A.Temyiz Yoluna Başvuranlar

Mahkemenin yukarıda belirtilen ek kararına karşı süresi içinde davalı Hazine vekili ve davalı ... Belediye Başkanlığı vekili temyiz isteminde bulunmuştur.

B. Temyiz Sebepleri

1.Davalı Hazine vekili temyiz dilekçesinde; yargılama sırasındaki beyanlarının tekrarla kararın bozulmasını talep etmiştir.

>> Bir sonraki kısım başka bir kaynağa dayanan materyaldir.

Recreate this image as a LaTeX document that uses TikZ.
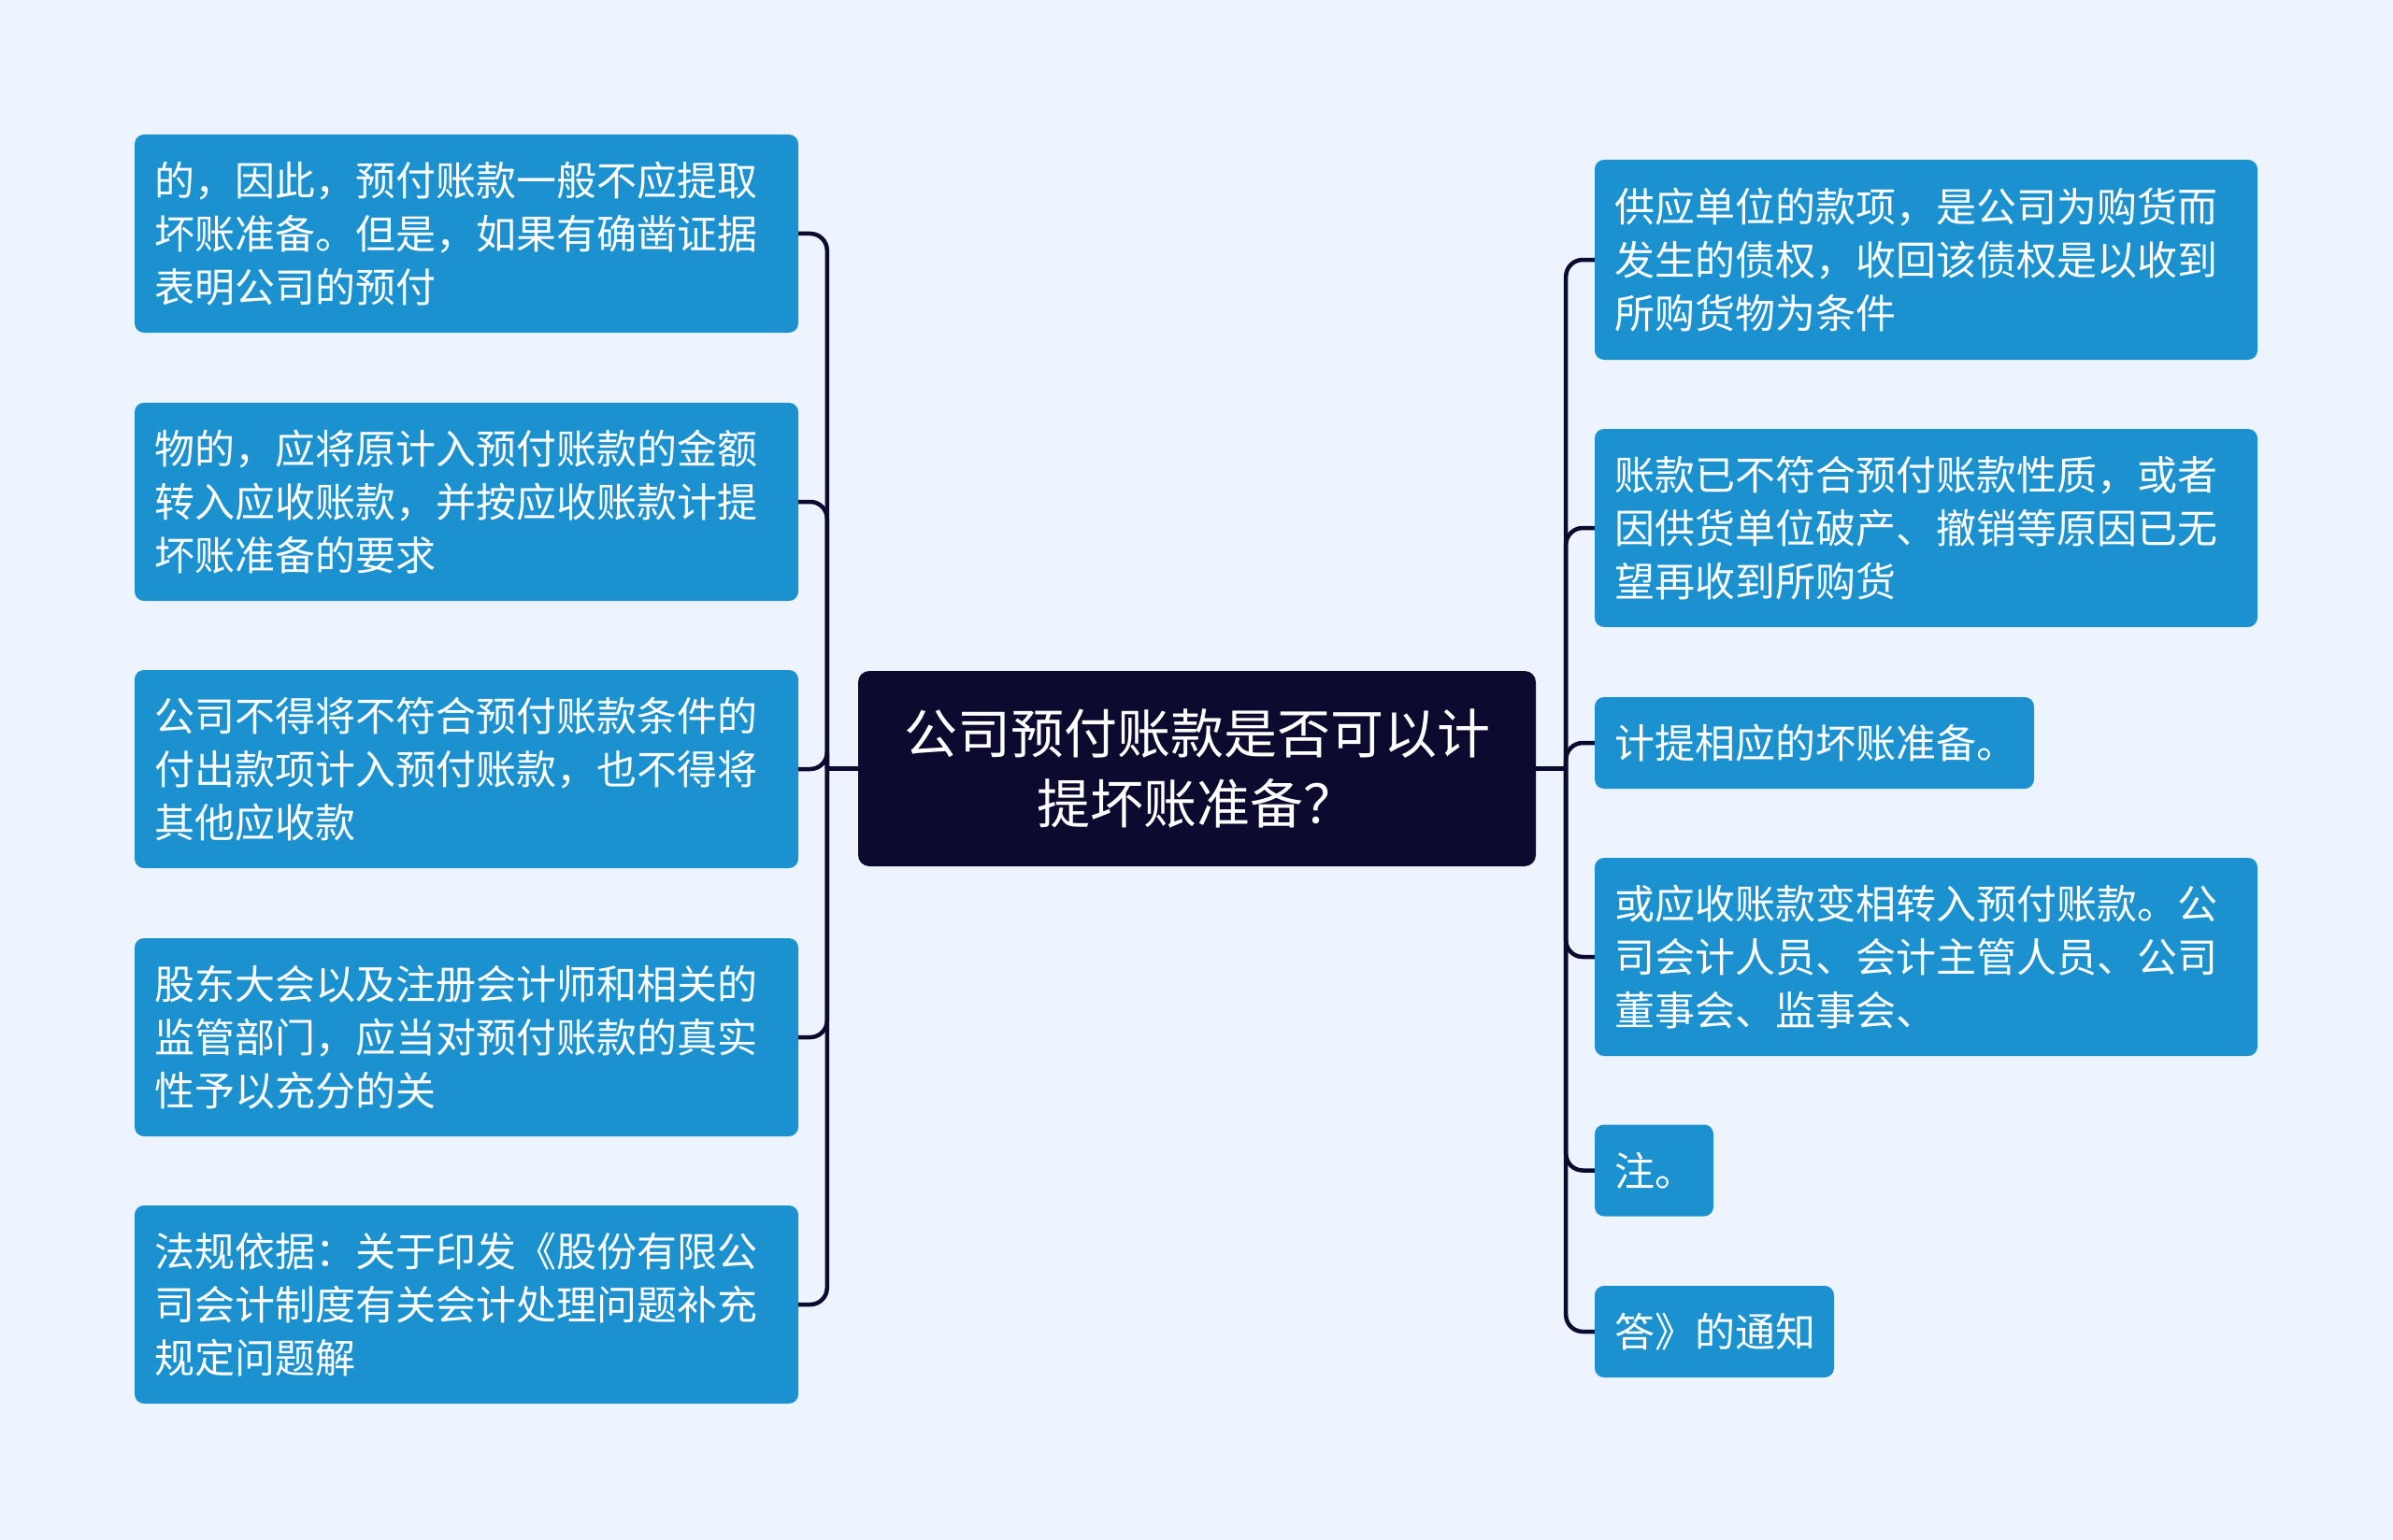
\documentclass[tikz,border=0pt]{standalone}
\usepackage{fontspec}
\newfontfamily\cjk{Noto Sans CJK SC}
\definecolor{bgc}{RGB}{238,244,254}
\definecolor{leafc}{RGB}{27,145,208}
\definecolor{rootc}{RGB}{12,10,46}
\definecolor{linec}{RGB}{12,10,46}
\tikzset{
  leaf/.style={fill=leafc, rounded corners=10pt, inner xsep=21pt, inner ysep=0pt,
    text=white, align=left, anchor=center,
    font=\cjk\fontsize{43pt}{57pt}\selectfont},
  rootbox/.style={fill=rootc, rounded corners=12pt, inner sep=0pt, text=white,
    align=center, minimum width=725pt, minimum height=209pt,
    font=\cjk\fontsize{57pt}{75pt}\selectfont},
  conn/.style={draw=linec, line width=4.5pt, rounded corners=18pt},
}
\begin{document}
\begin{tikzpicture}[x=1pt,y=-1pt]
\fill[bgc] (0,0) rectangle (2560,1648);
\useasboundingbox (0,0) rectangle (2560,1648);

\node[rootbox] (c) at (1280.5,822.5) {公司预付账款是否可以计\\提坏账准备？};

% left nodes
\node[leaf, minimum width=710pt, minimum height=212pt, text width=668pt] (L1) at (499,250)
  {的，因此，预付账款一般不应提取\\坏账准备。但是，如果有确凿证据\\表明公司的预付};
\node[leaf, minimum width=710pt, minimum height=212pt, text width=668pt] (L2) at (499,537)
  {物的，应将原计入预付账款的金额\\转入应收账款，并按应收账款计提\\坏账准备的要求};
\node[leaf, minimum width=710pt, minimum height=212pt, text width=668pt] (L3) at (499,823)
  {公司不得将不符合预付账款条件的\\付出款项计入预付账款，也不得将\\其他应收款};
\node[leaf, minimum width=710pt, minimum height=212pt, text width=668pt] (L4) at (499,1110)
  {股东大会以及注册会计师和相关的\\监管部门，应当对预付账款的真实\\性予以充分的关};
\node[leaf, minimum width=710pt, minimum height=212pt, text width=668pt] (L5) at (499,1396)
  {法规依据：关于印发《股份有限公\\司会计制度有关会计处理问题补充\\规定问题解};

% right nodes
\node[leaf, minimum width=709pt, minimum height=214pt, text width=667pt] (R1) at (2060.5,278)
  {供应单位的款项，是公司为购货而\\发生的债权，收回该债权是以收到\\所购货物为条件};
\node[leaf, minimum width=709pt, minimum height=212pt, text width=667pt] (R2) at (2060.5,565)
  {账款已不符合预付账款性质，或者\\因供货单位破产、撤销等原因已无\\望再收到所购货};
\node[leaf, minimum width=470pt, minimum height=98pt, text width=428pt] (R3) at (1941,795)
  {计提相应的坏账准备。};
\node[leaf, minimum width=709pt, minimum height=212pt, text width=667pt] (R4) at (2060.5,1024)
  {或应收账款变相转入预付账款。公\\司会计人员、会计主管人员、公司\\董事会、监事会、};
\node[leaf, minimum width=127pt, minimum height=98pt, text width=85pt] (R5) at (1769.5,1252.5)
  {注。};
\node[leaf, minimum width=256pt, minimum height=98pt, text width=214pt] (R6) at (1834,1425)
  {答》的通知};

% connectors
\coordinate (lj) at ([xshift=-33pt]c.west);
\coordinate (rj) at ([xshift=32pt]c.east);
\draw[conn] (c.west) -- (lj);
\draw[conn] (c.east) -- (rj);
\foreach \n in {L1,L2,L3,L4,L5} { \draw[conn] (lj) |- (\n.east); }
\foreach \n in {R1,R2,R3,R4,R5,R6} { \draw[conn] (rj) |- (\n.west); }
\end{tikzpicture}
\end{document}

2.Davalı ... Belediye Başkanlığı vekili; kararda tavzih yolu ile düzeltilecek ya da bu yol ile giderilecek açık hata niteliğinde herhangi bir husus bulunmadığını, tavzih yoluna başvurmak için gerekli olan hallerden hiç birinin oluşmadığını, tavzih talebinin reddi gerektiğini belirterek kararın bozulmasını talep etmiştir.

C. Gerekçe

1. Uyuşmazlık ve Hukuki Nitelendirme

Dava, tavzih istemine ilişkindir.

2. İlgili Hukuk

6100 sayılı Hukuk Muhakemeleri Kanunu’nun 305 inci ve 305/A-1 inci maddeleri.

3. Değerlendirme

1.Dava konusu Şanlıurfa ile, Karaköprü ilçesi, ... Mahallesi 235 parsel sayılı 32.090,03 m2 miktarlı hali arazi nitelikli taşınmazın 21.01.2013 tarihinde ihdasen Hazine adına tescil edildiği, 03.12.2020 tarihinde ifrazen 242 parsel sayılı 2.554,49 m2 miktarlı zeytinlik ve 243 parsel sayılı 29.535,54 m2 miktarlı hali arazi olduğu anlaşılmaktadır.

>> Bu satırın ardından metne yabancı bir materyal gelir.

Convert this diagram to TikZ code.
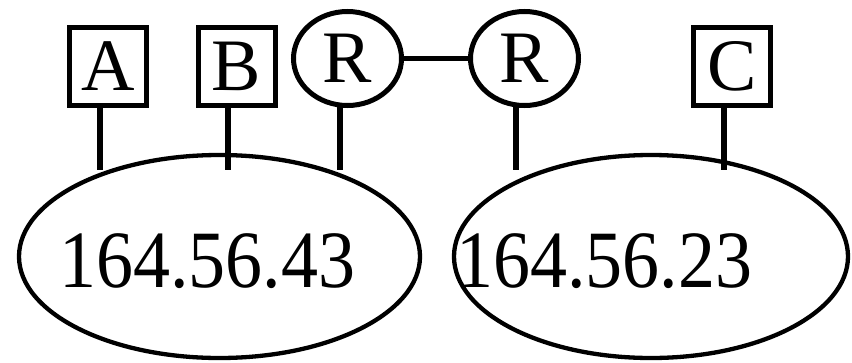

2.Temyiz olunan nihai kararların bozulması 6100 sayılı Kanun'un geçici 3/2 inci maddesinin yollamasıyla 1086 sayılı Hukuk Usulü Muhakemeleri Kanunu'nun (HUMK) uygulanacağı davalar yönünden HUMK'un 428 inci maddesinde yer alan sebeplerden birinin varlığı halinde mümkündür.

3. Tavzih talebinin kabulüne ilişkin Mahkemece verilen ek karar usul ve Kanuna uygun olduğundan temyiz dilekçelerinde ileri sürülen nedenler ek kararın bozulmasını gerektirecek nitelikte görülmemiştir.

VI. KARAR

Açıklanan sebeplerle;

Davalı Hazine vekili ve Karaköprü Belediye Başkanlığı vekilinin yerinde görülmeyen tüm temyiz itirazlarının reddi ile usul ve kanuna uygun olan ek kararın ONANMASINA,

492 sayılı Harçlar Kanunu'nun değişik 13 üncü maddesinin j bendi gereğince davalı Hazineden harç alınmasına yer olmadığına,

Aşağıda yazılı fazla yatırılan 139,52 TL harcın istek halinde Karaköprü Belediye Başkanlığına iadesine,

Dosyanın Mahkemesine gönderilmesine,

1086 sayılı HUMK'un 440/III-1 inci maddesi uyarınca karar düzeltme yolu kapalı olmak üzere,

19.12.2023 tarihinde oy birliğiyle karar verildi.